— Begin INFORMATION SHOWN —

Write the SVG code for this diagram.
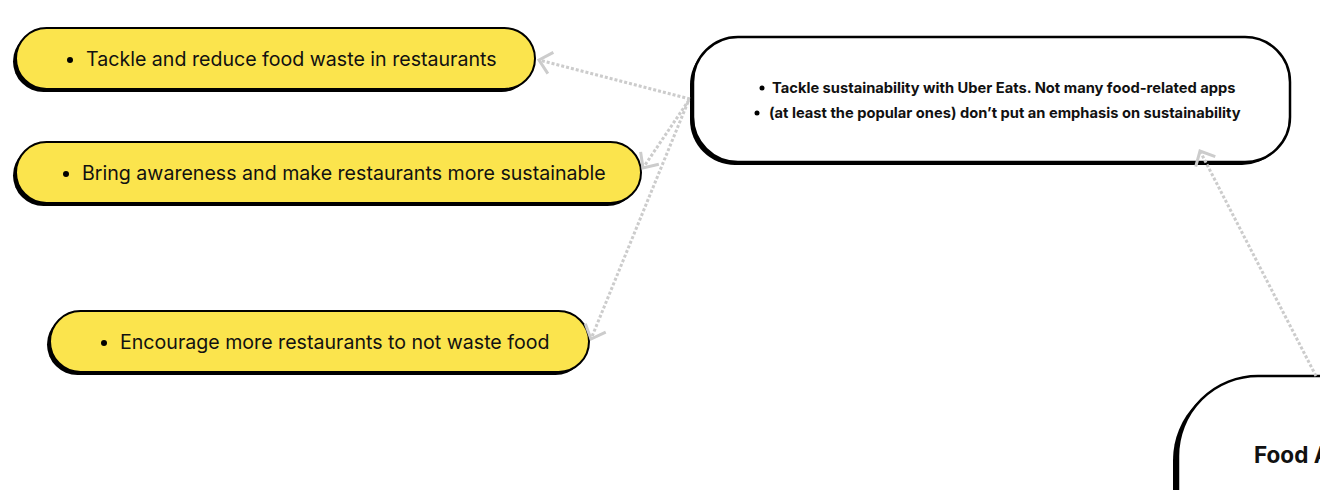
<svg xmlns="http://www.w3.org/2000/svg" width="1320" height="490" viewBox="0 0 1320 490">
<style>
.sh{fill:#000}
.y{fill:#fbe44d;stroke:#000;stroke-width:2}
.w{fill:#fff;stroke:#000;stroke-width:2.5}
.t{font-family:Inter,"Liberation Sans",sans-serif;font-size:19.6px;fill:#111}
.tb{font-family:Inter,"Liberation Sans",sans-serif;font-size:14.7px;font-weight:700;fill:#111}
.tf{font-family:Inter,"Liberation Sans",sans-serif;font-size:22.5px;font-weight:700;fill:#111}
.c{fill:none;stroke:#cccccc;stroke-width:3;stroke-dasharray:3 2}
</style>
<defs>
<marker id="a" markerUnits="userSpaceOnUse" markerWidth="30" markerHeight="30" refX="0" refY="0" viewBox="-15 -15 30 30" orient="auto" overflow="visible">
<path d="M-12,-11 L0,0 L-12,11" fill="none" stroke="#cccccc" stroke-width="3"/>
</marker>
</defs>
<g id="node-reduce">
<rect class="sh" x="13" y="31" width="519" height="61" rx="30.5"/>
<rect class="y" x="16" y="28" width="519" height="61" rx="30.5"/>
<circle cx="70" cy="60" r="3"/>
<text class="t" x="86" y="66">Tackle and reduce food waste in restaurants</text>
</g>
<g id="node-awareness">
<rect class="sh" x="13" y="145" width="625" height="61" rx="30.5"/>
<rect class="y" x="16" y="142" width="625" height="61" rx="30.5"/>
<circle cx="66" cy="174" r="3"/>
<text class="t" x="82" y="180">Bring awareness and make restaurants more sustainable</text>
</g>
<g id="node-encourage">
<rect class="sh" x="47" y="314" width="539" height="61" rx="30.5"/>
<rect class="y" x="50" y="311" width="539" height="61" rx="30.5"/>
<circle cx="104" cy="343" r="3"/>
<text class="t" x="120" y="349">Encourage more restaurants to not waste food</text>
</g>
<g id="node-sustainability">
<rect class="sh" x="690" y="40" width="597" height="125" rx="45"/>
<rect class="w" x="693" y="37" width="597" height="125" rx="45"/>
<circle cx="762" cy="88" r="2.5"/>
<text class="tb" x="772" y="93">Tackle sustainability with Uber Eats. Not many food-related apps</text>
<circle cx="757" cy="113" r="2.5"/>
<text class="tb" x="769" y="118">(at least the popular ones) don’t put an emphasis on sustainability</text>
</g>
<g id="node-food">
<rect class="sh" x="1173" y="380" width="400" height="200" rx="80"/>
<rect class="w" x="1178" y="376" width="400" height="200" rx="80"/>
<text class="tf" x="1254" y="463">Food A</text>
</g>
<g id="connectors">
<line class="c" x1="690" y1="99" x2="539" y2="60" marker-end="url(#a)"/>
<line class="c" x1="689" y1="100" x2="643" y2="168" marker-end="url(#a)"/>
<line class="c" x1="688" y1="102" x2="591" y2="339" marker-end="url(#a)"/>
<line class="c" x1="1316" y1="376" x2="1200" y2="151" marker-end="url(#a)"/>
</g>
</svg>
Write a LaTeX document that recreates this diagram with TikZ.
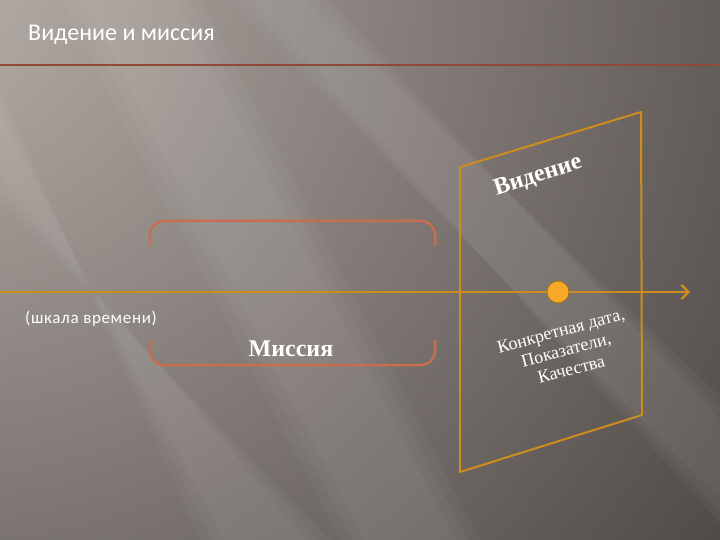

— End INFORMATION SHOWN —

# OBJECTIVE:
Copy every record above exactly, leaving out the pictures.

# RESULT:
Write the SVG code for this diagram.
<svg xmlns="http://www.w3.org/2000/svg" width="1320" height="490" viewBox="0 0 1320 490">
<style>
.sh{fill:#000}
.y{fill:#fbe44d;stroke:#000;stroke-width:2}
.w{fill:#fff;stroke:#000;stroke-width:2.5}
.t{font-family:Inter,"Liberation Sans",sans-serif;font-size:19.6px;fill:#111}
.tb{font-family:Inter,"Liberation Sans",sans-serif;font-size:14.7px;font-weight:700;fill:#111}
.tf{font-family:Inter,"Liberation Sans",sans-serif;font-size:22.5px;font-weight:700;fill:#111}
.c{fill:none;stroke:#cccccc;stroke-width:3;stroke-dasharray:3 2}
</style>
<defs>
<marker id="a" markerUnits="userSpaceOnUse" markerWidth="30" markerHeight="30" refX="0" refY="0" viewBox="-15 -15 30 30" orient="auto" overflow="visible">
<path d="M-12,-11 L0,0 L-12,11" fill="none" stroke="#cccccc" stroke-width="3"/>
</marker>
</defs>
<g id="node-reduce">
<rect class="sh" x="13" y="31" width="519" height="61" rx="30.5"/>
<rect class="y" x="16" y="28" width="519" height="61" rx="30.5"/>
<circle cx="70" cy="60" r="3"/>
<text class="t" x="86" y="66">Tackle and reduce food waste in restaurants</text>
</g>
<g id="node-awareness">
<rect class="sh" x="13" y="145" width="625" height="61" rx="30.5"/>
<rect class="y" x="16" y="142" width="625" height="61" rx="30.5"/>
<circle cx="66" cy="174" r="3"/>
<text class="t" x="82" y="180">Bring awareness and make restaurants more sustainable</text>
</g>
<g id="node-encourage">
<rect class="sh" x="47" y="314" width="539" height="61" rx="30.5"/>
<rect class="y" x="50" y="311" width="539" height="61" rx="30.5"/>
<circle cx="104" cy="343" r="3"/>
<text class="t" x="120" y="349">Encourage more restaurants to not waste food</text>
</g>
<g id="node-sustainability">
<rect class="sh" x="690" y="40" width="597" height="125" rx="45"/>
<rect class="w" x="693" y="37" width="597" height="125" rx="45"/>
<circle cx="762" cy="88" r="2.5"/>
<text class="tb" x="772" y="93">Tackle sustainability with Uber Eats. Not many food-related apps</text>
<circle cx="757" cy="113" r="2.5"/>
<text class="tb" x="769" y="118">(at least the popular ones) don’t put an emphasis on sustainability</text>
</g>
<g id="node-food">
<rect class="sh" x="1173" y="380" width="400" height="200" rx="80"/>
<rect class="w" x="1178" y="376" width="400" height="200" rx="80"/>
<text class="tf" x="1254" y="463">Food A</text>
</g>
<g id="connectors">
<line class="c" x1="690" y1="99" x2="539" y2="60" marker-end="url(#a)"/>
<line class="c" x1="689" y1="100" x2="643" y2="168" marker-end="url(#a)"/>
<line class="c" x1="688" y1="102" x2="591" y2="339" marker-end="url(#a)"/>
<line class="c" x1="1316" y1="376" x2="1200" y2="151" marker-end="url(#a)"/>
</g>
</svg>
Write a LaTeX document that recreates this diagram with TikZ.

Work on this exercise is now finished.